VOL. 123 | NO. 19 | Tuesday, January 29, 2008
Scholl Says Number of Trials 'Onerous'
By Bill Dries
The federal corruption cases involving former City Council member Edmund Ford have taken an unusual path through three grand jury reviews in a year's time.
In that time, Ford picked up a second set of corruption charges and a codefendant, former Memphis Light, Gas & Water Division president Joseph Lee.
The third time proved to be the charm for prosecutors who originally indicted Ford with former City Council member Rickey Peete in December 2006 on charges each took bribes from former County Commissioner Joe Cooper to vote for a billboard zoning change. Peete resigned the following June and pleaded guilty to a bribery count. He began serving a four year and three month prison term this month. Ford was then charged in a superseding indictment with swapping political favors with Lee that involved thousands of dollars in utility bills Ford owed on his Whitehaven business. The indictment lumped those charges together with the original bribery charges in the billboard case.
The superseding indictment was undone in December when U.S. District Judge Hardy Mays ruled the cases had to be separated and that the mistake was so grave Ford and Lee would have to be tried separately on the MLGW charges as well - three trials for two cases.
That's when prosecutors took the case to the grand jury a third time and attempted to remedy the situation with separate indictments. One charged Ford with taking bribes from Cooper. The other charged Lee and Ford with swapping favors.
It appears to have remedied the problem for Mays.
"Why don't we just try them back to back?" he asked both sides during a hearing late last week. "I have a very pragmatic view of this."
Mays set a May 12 trial date for Ford in the billboard case, which is expected to take about a week to try.
Burdens of proof
Assistant U.S. Attorney Larry Laurenzi said the government favors going first with those charges because they are the longest pending. That's also the case that will involve recordings of Ford made by Cooper, who wore a wire for the FBI as part of the case. Similar covert recordings made in the 12 Tennessee Waltz corruption sting cases are credited with playing a large role in the two guilty verdicts and 10 guilty pleas in those cases.

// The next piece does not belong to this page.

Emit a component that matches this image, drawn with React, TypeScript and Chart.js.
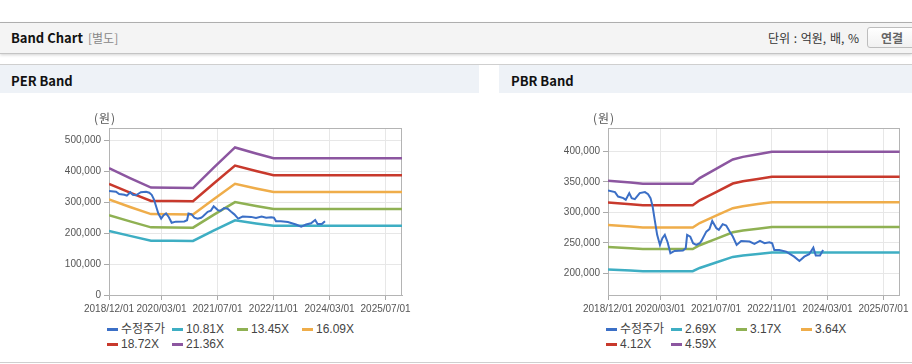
import React, { useEffect, useRef } from "react";
import { Chart, registerables } from "chart.js";

Chart.register(...registerables);

// ---------- data ----------
const xTickMonths = [0, 15, 31, 47, 63, 79];
const xTickLabels = ["2018/12/01", "2020/03/01", "2021/07/01", "2022/11/01", "2024/03/01", "2025/07/01"];

const priceMonths = [0, 2, 2.9, 4.4, 5.1, 6.1, 6.8, 7.7, 9.1, 10.6, 11.5, 12.2, 12.8, 13.4, 14.1, 14.9, 15.6, 16.3, 17.1, 17.9, 19.1, 21.5, 22.3, 22.7, 23.6, 24.4, 25.3, 26.3, 26.8, 28.2, 29.1, 29.9, 31.1, 31.8, 32.9, 33.9, 34.9, 35.8, 36.9, 38.2, 40.6, 42, 43.6, 44.9, 46.3, 47.1, 47.7, 49.1, 51.1, 53.4, 54.9, 56.3, 57.7, 58.9, 59.6, 60.8, 61.7];
const priceValues = [335900, 333200, 326000, 323400, 320600, 331600, 323400, 321700, 331600, 333200, 329900, 323400, 309500, 287700, 263000, 246500, 257600, 263000, 251000, 232900, 236700, 237200, 241100, 263000, 260200, 249300, 246500, 249300, 253100, 268400, 272400, 286000, 274000, 271200, 280600, 278300, 268400, 260200, 246500, 253100, 252000, 248200, 253100, 249300, 251000, 249300, 238300, 238300, 235500, 227300, 220200, 227300, 231300, 242100, 229000, 229000, 238300];

const perBandMonths = [0, 6, 12, 18, 24, 30, 36, 42, 47, 83.7];
const per1081 = [207000, 190800, 175300, 175100, 174600, 208300, 241000, 230900, 223200, 223200];
const per1345 = [257600, 237400, 218200, 217900, 217200, 259200, 299800, 287300, 277700, 277700];
const per1609 = [308100, 284000, 261000, 260700, 259900, 310100, 358600, 343700, 332300, 332300];
const per1872 = [358500, 330400, 303600, 303300, 302300, 360700, 417300, 399900, 386600, 386600];
const per2136 = [409000, 377000, 346500, 346000, 345000, 411600, 476100, 456300, 441100, 441100];
const perLabels = ["수정주가", "10.81X", "13.45X", "16.09X", "18.72X", "21.36X"];
const perYTicks = [0, 100000, 200000, 300000, 400000, 500000];

const pbrBandMonths = [0, 6.5, 10, 24.3, 26.3, 31, 35.8, 38.7, 43, 47, 83.7];
const pbr269 = [206300, 204600, 203400, 203400, 208700, 217600, 226800, 229200, 231700, 234000, 234000];
const pbr317 = [243100, 241100, 239700, 239700, 246000, 256500, 267200, 270100, 273100, 275800, 275800];
const pbr364 = [279200, 276900, 275200, 275200, 282500, 294500, 306900, 310100, 313600, 316700, 316700];
const pbr412 = [316000, 313400, 311500, 311500, 319700, 333300, 347300, 351000, 354900, 358400, 358400];
const pbr459 = [352100, 349100, 347000, 347000, 356200, 371300, 386900, 391100, 395400, 399300, 399300];
const pbrLabels = ["수정주가", "2.69X", "3.17X", "3.64X", "4.12X", "4.59X"];
const pbrYTicks = [200000, 250000, 300000, 350000, 400000];

const seriesColors = ["#3b6fc6", "#3eaec3", "#8fb153", "#efad4a", "#c8392c", "#8c56a0"];

// ---------- styles ----------
const tickFont = { family: "'Liberation Sans', Arial, sans-serif", size: 10 };
const uiFont = "'Noto Sans CJK KR', 'Noto Sans', sans-serif";

const framePlugin = {
  id: "frame",
  beforeDatasetsDraw(chart: any) {
    const { ctx, chartArea: a } = chart;
    ctx.save();
    ctx.strokeStyle = "#b4b4b4";
    ctx.lineWidth = 1;
    ctx.strokeRect(Math.round(a.left) + 0.5, Math.round(a.top) + 0.5, Math.round(a.right - a.left) - 1, Math.round(a.bottom - a.top));
    ctx.restore();
  },
};

type BandProps = {
  panelLeft: number;
  canvasWidth: number;
  plotRight: number;
  bandMonths: number[];
  bands: number[][];
  labels: string[];
  yMin: number;
  yMax: number;
  yTicks: number[];
};

function toPoints(xs: number[], ys: number[]) {
  return xs.map((x, i) => ({ x, y: ys[i] }));
}

function BandChart(props: BandProps) {
  const ref = useRef<HTMLCanvasElement>(null);
  const { panelLeft, canvasWidth, plotRight, bandMonths, bands, labels, yMin, yMax, yTicks } = props;
  const canvasTop = 100;
  const canvasHeight = 215;

  useEffect(() => {
    if (!ref.current) return;
    const datasets: any[] = [
      {
        label: labels[0],
        data: toPoints(priceMonths, priceValues),
        borderColor: seriesColors[0],
        borderWidth: 2,
        pointRadius: 0,
        order: 0,
      },
      ...bands.map((b, i) => ({
        label: labels[i + 1],
        data: toPoints(bandMonths, b),
        borderColor: seriesColors[i + 1],
        borderWidth: 2.5,
        pointRadius: 0,
        order: 1,
      })),
    ];
    const chart = new Chart(ref.current, {
      type: "line",
      data: { datasets },
      plugins: [framePlugin],
      options: {
        responsive: false,
        animation: false,
        layout: { padding: { left: 0, right: canvasWidth - plotRight, top: 28, bottom: 0 } },
        plugins: { legend: { display: false }, tooltip: { enabled: false } },
        elements: { line: { tension: 0 }, point: { radius: 0 } },
        scales: {
          x: {
            type: "linear",
            min: 0,
            max: 83.7,
            afterBuildTicks: (s: any) => {
              s.ticks = xTickMonths.map((v) => ({ value: v }));
            },
            afterFit: (s: any) => {
              s.height = 20;
            },
            ticks: {
              callback: (_v: any, i: number) => xTickLabels[i],
              color: "#555",
              font: tickFont,
              maxRotation: 0,
              autoSkip: false,
              padding: 3,
            },
            grid: { color: "#e7e7e7", tickColor: "#aaa", tickLength: 5 },
            border: { color: "#b4b4b4" },
          },
          y: {
            type: "linear",
            min: yMin,
            max: yMax,
            afterBuildTicks: (s: any) => {
              s.ticks = yTicks.map((v) => ({ value: v }));
            },
            afterFit: (s: any) => {
              s.width = 109;
            },
            ticks: {
              callback: (v: any) => Number(v).toLocaleString("en-US"),
              color: "#555",
              font: tickFont,
              padding: 3,
            },
            grid: { color: "#e7e7e7", tickColor: "#aaa", tickLength: 5 },
            border: { color: "#b4b4b4" },
          },
        },
      } as any,
    });
    return () => chart.destroy();
  }, []);

  return (
    <>
      <canvas
        ref={ref}
        width={canvasWidth}
        height={canvasHeight}
        style={{ position: "absolute", left: panelLeft, top: canvasTop, width: canvasWidth, height: canvasHeight }}
      />
      <span style={{ position: "absolute", left: panelLeft + 94, top: 110, fontSize: 12, lineHeight: "16px", color: "#555", fontFamily: uiFont, letterSpacing: 1 }}>(원)</span>
      {labels.map((lab, i) => {
        const col = i % 4;
        const row = Math.floor(i / 4);
        return (
          <div
            key={lab}
            style={{
              position: "absolute",
              left: panelLeft + 107 + col * 65,
              top: 321 + row * 15,
              height: 16,
              display: "flex",
              alignItems: "center",
              whiteSpace: "nowrap",
            }}
          >
            <span style={{ display: "inline-block", width: 11, height: 3, background: seriesColors[i], marginRight: 3 }} />
            <span style={{ fontSize: 12, color: "#444", fontFamily: "'Liberation Sans', 'Noto Sans CJK KR', sans-serif", lineHeight: "16px" }}>{lab}</span>
          </div>
        );
      })}
    </>
  );
}

export default function App() {
  return (
    <div style={{ position: "absolute", left: 0, top: 0, width: 912, height: 364, background: "#fff", overflow: "hidden", fontFamily: uiFont }}>
      {/* top header */}
      <div style={{ position: "absolute", left: 0, top: 22, width: 912, height: 1, background: "#b3b3b3" }} />
      <div style={{ position: "absolute", left: 0, top: 23, width: 912, height: 30, background: "#f4f4f4", borderBottom: "1px solid #c4c4c4", boxShadow: "0 1px 3px rgba(0,0,0,0.18)" }} />
      <div style={{ position: "absolute", left: 11, top: 29, fontSize: 13, lineHeight: "18px", fontWeight: 700, color: "#111" }}>Band Chart</div>
      <div style={{ position: "absolute", left: 88, top: 29, fontSize: 12, lineHeight: "18px", color: "#888" }}>[별도]</div>
      <div style={{ position: "absolute", right: 53, top: 29, fontSize: 12, lineHeight: "18px", color: "#333", wordSpacing: 1 }}>단위 : 억원, 배, %</div>
      <div style={{ position: "absolute", left: 867, top: 27, width: 48, height: 19, border: "1px solid #bdbdbd", borderRadius: 3, background: "linear-gradient(#ffffff, #f1f1f1)", fontSize: 12, lineHeight: "19px", fontWeight: 700, color: "#666", textAlign: "center" }}>연결</div>

      {/* panels */}
      <div style={{ position: "absolute", left: 0, top: 64, width: 912, height: 1, background: "#cfcfcf" }} />
      <div style={{ position: "absolute", left: 0, top: 65, width: 479, height: 28, background: "#eef2f7" }} />
      <div style={{ position: "absolute", left: 499, top: 65, width: 413, height: 28, background: "#eef2f7" }} />
      <div style={{ position: "absolute", left: 11, top: 71, fontSize: 13, lineHeight: "19px", fontWeight: 700, color: "#111" }}>PER Band</div>
      <div style={{ position: "absolute", left: 511, top: 71, fontSize: 13, lineHeight: "19px", fontWeight: 700, color: "#111" }}>PBR Band</div>
      <div style={{ position: "absolute", left: 0, top: 362, width: 912, height: 1, background: "#cfcfcf" }} />

      <BandChart
        panelLeft={0}
        canvasWidth={479}
        plotRight={402}
        bandMonths={perBandMonths}
        bands={[per1081, per1345, per1609, per1872, per2136]}
        labels={perLabels}
        yMin={0}
        yMax={538800}
        yTicks={perYTicks}
      />
      <BandChart
        panelLeft={499}
        canvasWidth={413}
        plotRight={403}
        bandMonths={pbrBandMonths}
        bands={[pbr269, pbr317, pbr364, pbr412, pbr459]}
        labels={pbrLabels}
        yMin={164300}
        yMax={438500}
        yTicks={pbrYTicks}
      />
    </div>
  );
}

But setting three weeks aside for the other trial of Ford and Lee presented more than the problem of finding three otherwise empty weeks on Mays' court calendar. It revealed continuing differences in the legal strategies of attorneys for Ford and Lee. For now, no trial date has been set in that case.
David Howard of Miami, who along with Robert Spence is representing Lee, told Mays they may move to again sever Lee from Ford in the MLGW case if Ford's solo trial remains scheduled to go first.
"There will be spillover prejudice in Lee's case," Howard said after the hearing. "It will definitely put (Lee) in a situation of sitting down next to somebody who has been convicted. I'm not saying (Ford) is going to be convicted. Don't get me wrong. I'm just saying the risk is avoided if the trial in which two people are concerned goes first."
Ford's attorney, Michael Scholl, had a different view but for similar reasons.
"We should have tried all of them together at one time. That's the way the government indicted this case initially," Scholl said.
"A lot of defendants don't want to be tried together. Our biggest concern about wanting to be tried is mainly trying all of the issues at one time. To put my client through two separate trials is very onerous."